**Records supplied**
********************
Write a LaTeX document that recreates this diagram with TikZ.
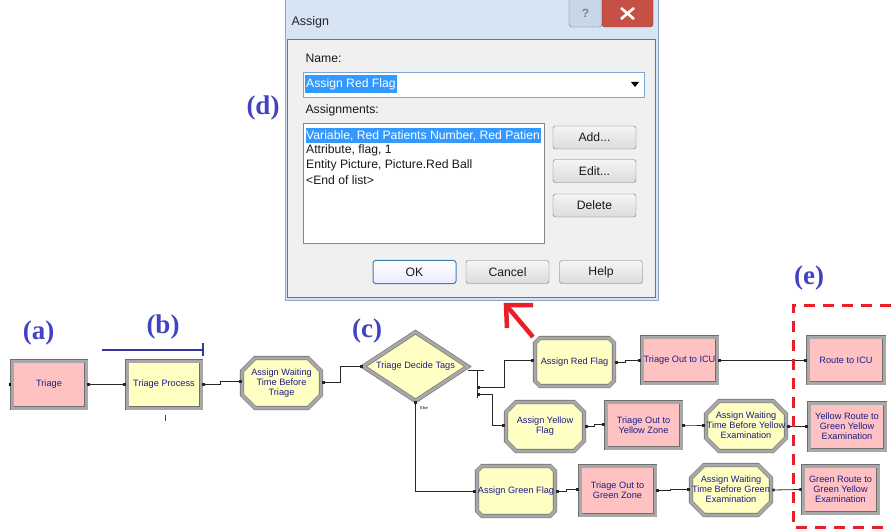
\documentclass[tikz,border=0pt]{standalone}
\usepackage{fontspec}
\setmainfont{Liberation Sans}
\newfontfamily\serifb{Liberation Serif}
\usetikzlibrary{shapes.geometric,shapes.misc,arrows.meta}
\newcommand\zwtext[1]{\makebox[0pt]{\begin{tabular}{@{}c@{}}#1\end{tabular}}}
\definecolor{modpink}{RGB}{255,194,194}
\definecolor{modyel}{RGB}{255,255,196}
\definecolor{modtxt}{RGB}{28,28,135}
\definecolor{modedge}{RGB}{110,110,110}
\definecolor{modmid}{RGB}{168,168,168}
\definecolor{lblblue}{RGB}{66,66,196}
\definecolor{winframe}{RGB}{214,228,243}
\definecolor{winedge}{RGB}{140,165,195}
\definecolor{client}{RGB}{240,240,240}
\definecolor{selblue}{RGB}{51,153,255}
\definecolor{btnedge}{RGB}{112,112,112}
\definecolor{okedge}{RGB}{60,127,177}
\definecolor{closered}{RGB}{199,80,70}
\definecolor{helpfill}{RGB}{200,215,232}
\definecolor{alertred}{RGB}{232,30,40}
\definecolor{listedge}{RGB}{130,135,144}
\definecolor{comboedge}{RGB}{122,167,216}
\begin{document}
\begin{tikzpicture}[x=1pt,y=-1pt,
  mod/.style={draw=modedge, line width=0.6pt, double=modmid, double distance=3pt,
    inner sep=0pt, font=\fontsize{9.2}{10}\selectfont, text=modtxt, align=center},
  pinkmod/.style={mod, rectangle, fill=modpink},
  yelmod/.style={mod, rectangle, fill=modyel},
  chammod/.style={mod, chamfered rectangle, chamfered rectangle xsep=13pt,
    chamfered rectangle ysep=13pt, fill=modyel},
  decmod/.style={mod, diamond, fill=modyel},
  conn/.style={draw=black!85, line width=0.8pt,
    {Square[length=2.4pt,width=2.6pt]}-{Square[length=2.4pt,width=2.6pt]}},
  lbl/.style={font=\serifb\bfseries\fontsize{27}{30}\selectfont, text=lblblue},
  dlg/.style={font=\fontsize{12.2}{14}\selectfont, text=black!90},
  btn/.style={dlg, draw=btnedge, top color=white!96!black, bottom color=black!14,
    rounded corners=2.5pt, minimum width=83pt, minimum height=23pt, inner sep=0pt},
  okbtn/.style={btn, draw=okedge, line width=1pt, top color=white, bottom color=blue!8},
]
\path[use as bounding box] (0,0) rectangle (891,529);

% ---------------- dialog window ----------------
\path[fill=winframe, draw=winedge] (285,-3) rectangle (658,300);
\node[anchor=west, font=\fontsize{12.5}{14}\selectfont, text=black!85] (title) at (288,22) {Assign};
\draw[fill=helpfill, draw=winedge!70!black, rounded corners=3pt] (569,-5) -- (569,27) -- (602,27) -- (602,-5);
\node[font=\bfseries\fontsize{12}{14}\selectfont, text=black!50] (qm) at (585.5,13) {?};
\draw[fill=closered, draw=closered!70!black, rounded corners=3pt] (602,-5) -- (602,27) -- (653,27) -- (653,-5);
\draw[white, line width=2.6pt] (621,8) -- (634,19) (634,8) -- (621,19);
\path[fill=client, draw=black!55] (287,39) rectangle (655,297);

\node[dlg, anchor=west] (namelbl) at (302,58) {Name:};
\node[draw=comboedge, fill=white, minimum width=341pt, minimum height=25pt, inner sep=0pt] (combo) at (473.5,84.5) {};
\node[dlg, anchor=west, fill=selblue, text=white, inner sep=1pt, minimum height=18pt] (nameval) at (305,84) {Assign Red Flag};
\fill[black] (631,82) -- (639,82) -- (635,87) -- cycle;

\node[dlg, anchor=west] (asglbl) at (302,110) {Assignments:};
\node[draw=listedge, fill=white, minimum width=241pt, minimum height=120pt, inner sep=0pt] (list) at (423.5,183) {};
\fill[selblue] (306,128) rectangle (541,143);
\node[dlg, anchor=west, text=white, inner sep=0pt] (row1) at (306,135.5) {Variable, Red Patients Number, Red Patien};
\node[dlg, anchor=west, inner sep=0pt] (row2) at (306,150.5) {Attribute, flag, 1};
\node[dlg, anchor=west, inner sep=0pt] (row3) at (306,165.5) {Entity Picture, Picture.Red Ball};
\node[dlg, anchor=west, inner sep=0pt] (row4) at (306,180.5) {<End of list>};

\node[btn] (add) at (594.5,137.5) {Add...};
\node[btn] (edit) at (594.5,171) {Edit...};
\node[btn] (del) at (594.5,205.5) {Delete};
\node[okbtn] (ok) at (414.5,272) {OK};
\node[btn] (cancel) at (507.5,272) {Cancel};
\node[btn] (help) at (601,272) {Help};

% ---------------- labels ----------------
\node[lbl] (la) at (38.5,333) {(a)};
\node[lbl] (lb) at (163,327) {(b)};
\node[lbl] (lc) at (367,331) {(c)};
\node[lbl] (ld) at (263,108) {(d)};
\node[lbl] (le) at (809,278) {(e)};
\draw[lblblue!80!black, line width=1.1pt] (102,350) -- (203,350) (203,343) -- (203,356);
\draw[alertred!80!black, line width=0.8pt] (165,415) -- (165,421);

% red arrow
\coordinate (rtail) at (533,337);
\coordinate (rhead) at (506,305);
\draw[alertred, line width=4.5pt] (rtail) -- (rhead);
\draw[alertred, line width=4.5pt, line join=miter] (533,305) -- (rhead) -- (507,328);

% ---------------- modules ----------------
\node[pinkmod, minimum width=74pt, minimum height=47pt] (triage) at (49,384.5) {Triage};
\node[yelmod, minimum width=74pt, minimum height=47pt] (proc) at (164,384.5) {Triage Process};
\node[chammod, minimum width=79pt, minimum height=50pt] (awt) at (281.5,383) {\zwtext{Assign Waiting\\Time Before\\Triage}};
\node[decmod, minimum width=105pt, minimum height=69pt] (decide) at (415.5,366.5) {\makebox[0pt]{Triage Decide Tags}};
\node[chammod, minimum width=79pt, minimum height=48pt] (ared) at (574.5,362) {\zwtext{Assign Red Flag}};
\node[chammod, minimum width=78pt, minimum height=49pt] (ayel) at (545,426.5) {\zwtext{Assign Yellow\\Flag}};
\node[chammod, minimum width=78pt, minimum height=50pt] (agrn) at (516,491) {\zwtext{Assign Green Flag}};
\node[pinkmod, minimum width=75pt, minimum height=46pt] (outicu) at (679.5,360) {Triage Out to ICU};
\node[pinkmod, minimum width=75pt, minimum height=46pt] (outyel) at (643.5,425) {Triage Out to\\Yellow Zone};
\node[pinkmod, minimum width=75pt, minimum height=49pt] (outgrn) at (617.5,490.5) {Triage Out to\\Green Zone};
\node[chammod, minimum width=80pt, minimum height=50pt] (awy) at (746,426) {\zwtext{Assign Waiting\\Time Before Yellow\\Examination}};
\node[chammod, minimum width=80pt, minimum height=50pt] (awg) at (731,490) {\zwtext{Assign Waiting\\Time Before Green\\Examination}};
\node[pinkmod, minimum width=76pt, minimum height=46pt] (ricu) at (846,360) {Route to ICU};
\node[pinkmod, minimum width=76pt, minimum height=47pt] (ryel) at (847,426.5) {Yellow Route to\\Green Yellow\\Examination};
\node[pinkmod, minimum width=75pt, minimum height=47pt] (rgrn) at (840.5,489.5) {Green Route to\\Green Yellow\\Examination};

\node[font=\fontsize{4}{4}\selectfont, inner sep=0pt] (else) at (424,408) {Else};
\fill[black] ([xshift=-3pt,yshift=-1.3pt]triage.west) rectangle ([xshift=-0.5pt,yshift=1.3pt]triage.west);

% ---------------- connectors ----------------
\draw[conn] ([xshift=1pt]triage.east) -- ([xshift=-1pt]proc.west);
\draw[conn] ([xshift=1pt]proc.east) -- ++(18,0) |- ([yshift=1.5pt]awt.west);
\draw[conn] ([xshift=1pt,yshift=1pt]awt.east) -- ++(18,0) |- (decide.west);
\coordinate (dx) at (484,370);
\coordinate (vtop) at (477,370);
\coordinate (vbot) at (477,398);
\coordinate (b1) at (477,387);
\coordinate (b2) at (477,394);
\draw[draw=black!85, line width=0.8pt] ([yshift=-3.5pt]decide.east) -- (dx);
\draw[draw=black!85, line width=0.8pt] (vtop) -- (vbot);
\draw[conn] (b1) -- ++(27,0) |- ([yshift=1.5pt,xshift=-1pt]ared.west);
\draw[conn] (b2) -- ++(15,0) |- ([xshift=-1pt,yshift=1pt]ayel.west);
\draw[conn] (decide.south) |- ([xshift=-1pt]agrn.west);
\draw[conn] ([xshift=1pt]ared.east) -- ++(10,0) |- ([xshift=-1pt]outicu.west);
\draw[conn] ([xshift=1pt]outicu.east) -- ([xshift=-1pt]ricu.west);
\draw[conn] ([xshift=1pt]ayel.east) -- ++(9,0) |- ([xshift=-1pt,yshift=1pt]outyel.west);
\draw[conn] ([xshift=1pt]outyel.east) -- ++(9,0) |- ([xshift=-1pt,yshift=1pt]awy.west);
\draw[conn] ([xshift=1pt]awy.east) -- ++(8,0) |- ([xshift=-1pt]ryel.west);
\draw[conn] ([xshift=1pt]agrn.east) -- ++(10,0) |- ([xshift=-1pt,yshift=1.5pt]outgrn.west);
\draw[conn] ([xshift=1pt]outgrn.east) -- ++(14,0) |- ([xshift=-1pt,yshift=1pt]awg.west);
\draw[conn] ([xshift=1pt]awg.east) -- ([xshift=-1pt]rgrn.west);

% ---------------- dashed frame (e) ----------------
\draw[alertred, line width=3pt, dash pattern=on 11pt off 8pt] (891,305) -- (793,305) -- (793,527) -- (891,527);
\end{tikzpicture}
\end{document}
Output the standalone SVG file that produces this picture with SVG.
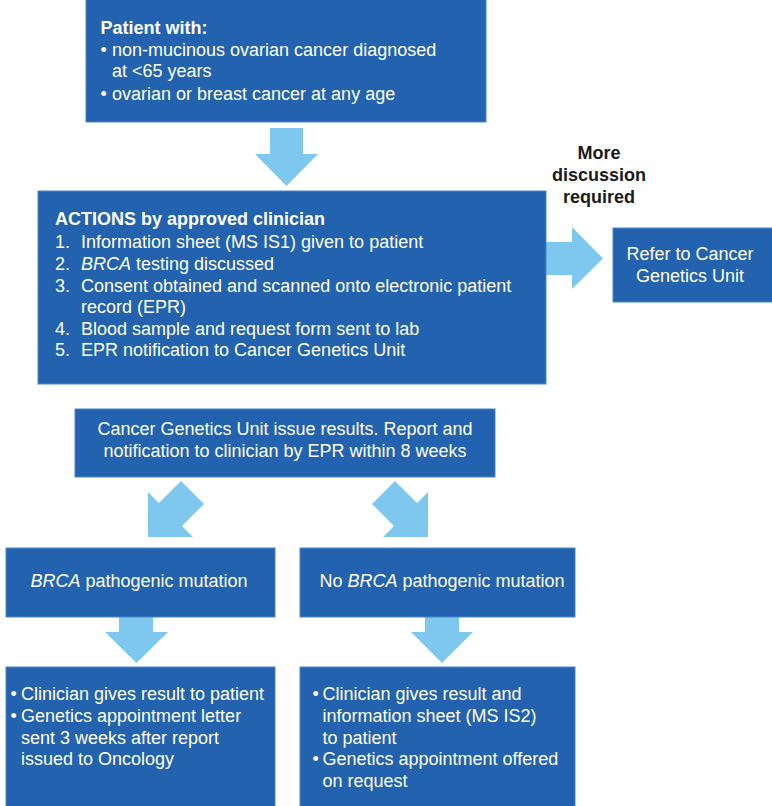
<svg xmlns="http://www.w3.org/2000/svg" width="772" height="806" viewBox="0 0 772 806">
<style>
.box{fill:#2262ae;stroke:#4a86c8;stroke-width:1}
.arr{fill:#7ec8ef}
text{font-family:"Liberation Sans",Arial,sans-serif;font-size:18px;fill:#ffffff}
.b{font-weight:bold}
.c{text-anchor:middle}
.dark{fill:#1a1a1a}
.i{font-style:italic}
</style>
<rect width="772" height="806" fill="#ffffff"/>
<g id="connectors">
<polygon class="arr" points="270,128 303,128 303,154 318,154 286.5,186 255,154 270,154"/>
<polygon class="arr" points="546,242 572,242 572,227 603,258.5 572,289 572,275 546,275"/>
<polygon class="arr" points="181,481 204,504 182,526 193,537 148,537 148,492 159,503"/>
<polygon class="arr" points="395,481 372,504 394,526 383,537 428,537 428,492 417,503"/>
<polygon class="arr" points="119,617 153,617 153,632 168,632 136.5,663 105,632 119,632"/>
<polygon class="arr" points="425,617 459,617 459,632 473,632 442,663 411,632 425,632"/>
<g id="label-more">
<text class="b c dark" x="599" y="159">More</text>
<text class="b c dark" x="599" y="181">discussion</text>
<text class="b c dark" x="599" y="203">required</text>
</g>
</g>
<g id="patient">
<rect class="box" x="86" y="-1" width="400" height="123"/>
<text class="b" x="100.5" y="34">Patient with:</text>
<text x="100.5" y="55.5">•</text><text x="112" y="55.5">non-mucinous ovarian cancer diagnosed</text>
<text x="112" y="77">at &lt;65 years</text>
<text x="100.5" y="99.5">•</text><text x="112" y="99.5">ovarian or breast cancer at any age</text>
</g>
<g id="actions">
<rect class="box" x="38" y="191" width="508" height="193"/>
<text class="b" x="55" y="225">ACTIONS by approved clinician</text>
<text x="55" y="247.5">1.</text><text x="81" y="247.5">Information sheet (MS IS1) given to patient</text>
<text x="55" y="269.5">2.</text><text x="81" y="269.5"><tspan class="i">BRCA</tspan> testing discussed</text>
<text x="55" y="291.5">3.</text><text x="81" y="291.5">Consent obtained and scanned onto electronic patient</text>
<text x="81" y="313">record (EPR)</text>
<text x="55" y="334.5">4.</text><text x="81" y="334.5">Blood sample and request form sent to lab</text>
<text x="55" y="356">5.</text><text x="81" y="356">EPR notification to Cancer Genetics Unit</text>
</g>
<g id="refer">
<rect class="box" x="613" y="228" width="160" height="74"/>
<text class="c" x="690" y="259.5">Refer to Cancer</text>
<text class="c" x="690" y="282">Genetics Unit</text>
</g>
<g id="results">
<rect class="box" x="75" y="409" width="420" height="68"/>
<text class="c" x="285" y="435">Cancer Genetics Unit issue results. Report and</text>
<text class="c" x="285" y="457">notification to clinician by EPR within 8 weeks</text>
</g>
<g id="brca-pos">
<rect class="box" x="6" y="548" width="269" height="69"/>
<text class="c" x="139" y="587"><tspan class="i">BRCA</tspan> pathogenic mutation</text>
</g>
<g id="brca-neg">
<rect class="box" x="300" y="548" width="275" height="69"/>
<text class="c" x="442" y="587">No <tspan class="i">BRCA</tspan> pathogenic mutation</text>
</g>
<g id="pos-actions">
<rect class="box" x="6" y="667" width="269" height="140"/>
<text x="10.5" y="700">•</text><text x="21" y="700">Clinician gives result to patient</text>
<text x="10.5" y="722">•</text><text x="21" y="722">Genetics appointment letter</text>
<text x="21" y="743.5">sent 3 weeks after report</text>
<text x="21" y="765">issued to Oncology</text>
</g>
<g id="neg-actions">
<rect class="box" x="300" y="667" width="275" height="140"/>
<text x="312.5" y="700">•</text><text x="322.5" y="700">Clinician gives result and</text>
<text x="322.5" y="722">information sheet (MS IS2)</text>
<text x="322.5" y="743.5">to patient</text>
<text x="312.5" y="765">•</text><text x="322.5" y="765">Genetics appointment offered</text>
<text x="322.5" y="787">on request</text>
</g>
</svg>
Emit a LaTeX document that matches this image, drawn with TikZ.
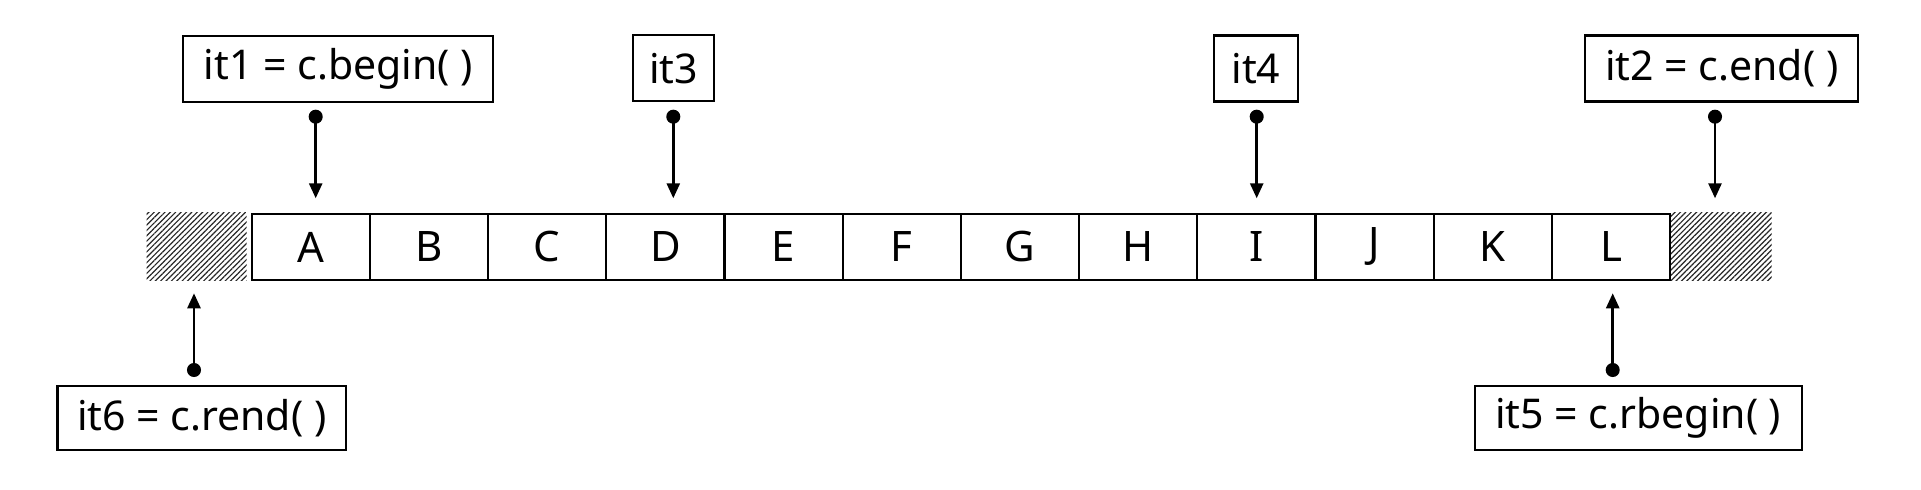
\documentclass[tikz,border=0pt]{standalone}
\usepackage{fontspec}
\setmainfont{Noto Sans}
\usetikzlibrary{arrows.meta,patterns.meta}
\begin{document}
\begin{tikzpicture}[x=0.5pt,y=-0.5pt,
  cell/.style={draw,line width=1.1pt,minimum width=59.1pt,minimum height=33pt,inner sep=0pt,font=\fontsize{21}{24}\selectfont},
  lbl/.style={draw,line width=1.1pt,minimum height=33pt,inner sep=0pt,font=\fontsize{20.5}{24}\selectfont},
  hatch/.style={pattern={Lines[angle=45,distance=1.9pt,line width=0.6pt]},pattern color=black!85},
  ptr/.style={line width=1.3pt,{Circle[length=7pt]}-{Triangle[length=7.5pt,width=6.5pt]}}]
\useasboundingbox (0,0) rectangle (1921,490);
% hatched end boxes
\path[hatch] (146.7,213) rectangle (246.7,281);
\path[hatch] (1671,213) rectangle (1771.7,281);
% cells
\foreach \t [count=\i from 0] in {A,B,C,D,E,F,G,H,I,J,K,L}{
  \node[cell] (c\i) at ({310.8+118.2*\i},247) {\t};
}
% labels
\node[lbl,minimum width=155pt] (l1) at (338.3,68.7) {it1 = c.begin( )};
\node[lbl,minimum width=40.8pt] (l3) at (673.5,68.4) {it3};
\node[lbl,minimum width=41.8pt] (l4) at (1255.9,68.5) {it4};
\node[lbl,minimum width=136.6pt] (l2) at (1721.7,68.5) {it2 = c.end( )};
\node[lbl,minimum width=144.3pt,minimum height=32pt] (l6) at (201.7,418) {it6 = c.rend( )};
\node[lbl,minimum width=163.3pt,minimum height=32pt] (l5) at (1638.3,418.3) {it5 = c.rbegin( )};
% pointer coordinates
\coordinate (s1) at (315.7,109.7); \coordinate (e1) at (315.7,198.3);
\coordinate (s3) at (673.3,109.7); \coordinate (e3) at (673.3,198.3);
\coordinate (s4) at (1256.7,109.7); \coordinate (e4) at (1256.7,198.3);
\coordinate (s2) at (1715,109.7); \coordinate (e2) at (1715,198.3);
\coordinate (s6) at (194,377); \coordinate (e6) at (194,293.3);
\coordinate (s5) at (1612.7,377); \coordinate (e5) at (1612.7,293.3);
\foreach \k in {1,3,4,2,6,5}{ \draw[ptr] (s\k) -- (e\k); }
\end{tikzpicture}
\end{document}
********************
Check each line of the records for "LaTeX" and copy the ones that contain it.

Write a LaTeX document that recreates this diagram with TikZ.
Emit a LaTeX document that matches this image, drawn with TikZ.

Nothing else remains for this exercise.